Set problem >> Quote the listing below word for word, stopping after the line that contains "plt.rcParams['font.family'] = ['Liberation".

━━━━━ Data section ━━━━━

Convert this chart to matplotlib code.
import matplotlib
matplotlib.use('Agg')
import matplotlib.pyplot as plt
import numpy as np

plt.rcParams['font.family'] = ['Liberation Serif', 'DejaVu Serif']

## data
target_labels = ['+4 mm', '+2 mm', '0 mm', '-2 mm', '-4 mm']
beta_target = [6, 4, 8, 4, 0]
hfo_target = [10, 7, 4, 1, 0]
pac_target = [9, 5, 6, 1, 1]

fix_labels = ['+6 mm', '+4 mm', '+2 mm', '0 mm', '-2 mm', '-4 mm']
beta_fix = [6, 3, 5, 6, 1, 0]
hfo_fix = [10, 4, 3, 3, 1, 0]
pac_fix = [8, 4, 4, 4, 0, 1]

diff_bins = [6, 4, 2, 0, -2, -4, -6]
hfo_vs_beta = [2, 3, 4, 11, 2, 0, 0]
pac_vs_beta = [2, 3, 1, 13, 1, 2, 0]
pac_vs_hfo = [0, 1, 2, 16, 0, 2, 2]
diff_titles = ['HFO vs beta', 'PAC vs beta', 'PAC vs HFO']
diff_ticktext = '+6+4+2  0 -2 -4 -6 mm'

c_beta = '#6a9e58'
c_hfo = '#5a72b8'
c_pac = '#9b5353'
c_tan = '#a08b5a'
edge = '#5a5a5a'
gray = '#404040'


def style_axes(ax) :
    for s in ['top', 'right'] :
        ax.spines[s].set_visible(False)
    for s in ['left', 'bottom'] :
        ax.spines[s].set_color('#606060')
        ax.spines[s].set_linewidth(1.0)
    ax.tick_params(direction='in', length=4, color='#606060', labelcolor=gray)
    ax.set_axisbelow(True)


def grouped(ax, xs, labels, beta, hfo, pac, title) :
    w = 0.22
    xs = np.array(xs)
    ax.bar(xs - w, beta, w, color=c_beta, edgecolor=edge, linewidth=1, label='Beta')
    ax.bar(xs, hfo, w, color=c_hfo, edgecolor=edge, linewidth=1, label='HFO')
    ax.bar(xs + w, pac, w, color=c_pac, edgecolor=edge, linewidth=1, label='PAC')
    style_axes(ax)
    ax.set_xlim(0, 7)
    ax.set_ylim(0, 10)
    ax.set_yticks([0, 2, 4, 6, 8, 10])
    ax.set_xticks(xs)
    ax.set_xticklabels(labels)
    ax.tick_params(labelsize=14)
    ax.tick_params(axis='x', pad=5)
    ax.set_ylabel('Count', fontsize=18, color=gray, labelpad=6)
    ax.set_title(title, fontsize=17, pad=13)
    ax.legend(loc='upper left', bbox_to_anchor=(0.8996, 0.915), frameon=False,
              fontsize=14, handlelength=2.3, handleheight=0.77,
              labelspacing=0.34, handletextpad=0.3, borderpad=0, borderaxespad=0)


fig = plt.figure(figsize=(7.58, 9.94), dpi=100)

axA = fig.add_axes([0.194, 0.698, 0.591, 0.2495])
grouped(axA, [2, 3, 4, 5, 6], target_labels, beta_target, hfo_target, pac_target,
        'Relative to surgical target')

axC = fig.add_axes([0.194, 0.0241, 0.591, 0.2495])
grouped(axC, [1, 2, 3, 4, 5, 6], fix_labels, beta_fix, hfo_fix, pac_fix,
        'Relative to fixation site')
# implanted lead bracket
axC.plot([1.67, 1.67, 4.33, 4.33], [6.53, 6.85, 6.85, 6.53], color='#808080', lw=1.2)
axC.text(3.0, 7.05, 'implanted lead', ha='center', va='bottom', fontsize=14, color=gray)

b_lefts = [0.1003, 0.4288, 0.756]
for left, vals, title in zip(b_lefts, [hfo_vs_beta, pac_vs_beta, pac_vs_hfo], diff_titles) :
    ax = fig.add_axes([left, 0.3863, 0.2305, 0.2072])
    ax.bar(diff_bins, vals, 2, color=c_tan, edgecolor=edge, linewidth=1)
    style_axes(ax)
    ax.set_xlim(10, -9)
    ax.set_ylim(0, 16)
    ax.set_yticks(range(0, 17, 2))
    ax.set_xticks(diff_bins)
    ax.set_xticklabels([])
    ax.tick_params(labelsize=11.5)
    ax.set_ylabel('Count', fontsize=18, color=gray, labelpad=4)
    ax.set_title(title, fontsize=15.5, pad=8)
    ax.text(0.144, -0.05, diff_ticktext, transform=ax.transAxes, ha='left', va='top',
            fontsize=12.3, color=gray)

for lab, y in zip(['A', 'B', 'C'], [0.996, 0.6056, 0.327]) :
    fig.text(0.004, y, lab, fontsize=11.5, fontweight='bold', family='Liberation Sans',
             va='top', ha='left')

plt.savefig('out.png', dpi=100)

━━━━━

Exercise output >>
Convert this chart to matplotlib code.
import matplotlib
matplotlib.use('Agg')
import matplotlib.pyplot as plt
import numpy as np

plt.rcParams['font.family'] = ['Liberation Serif', 'DejaVu Serif']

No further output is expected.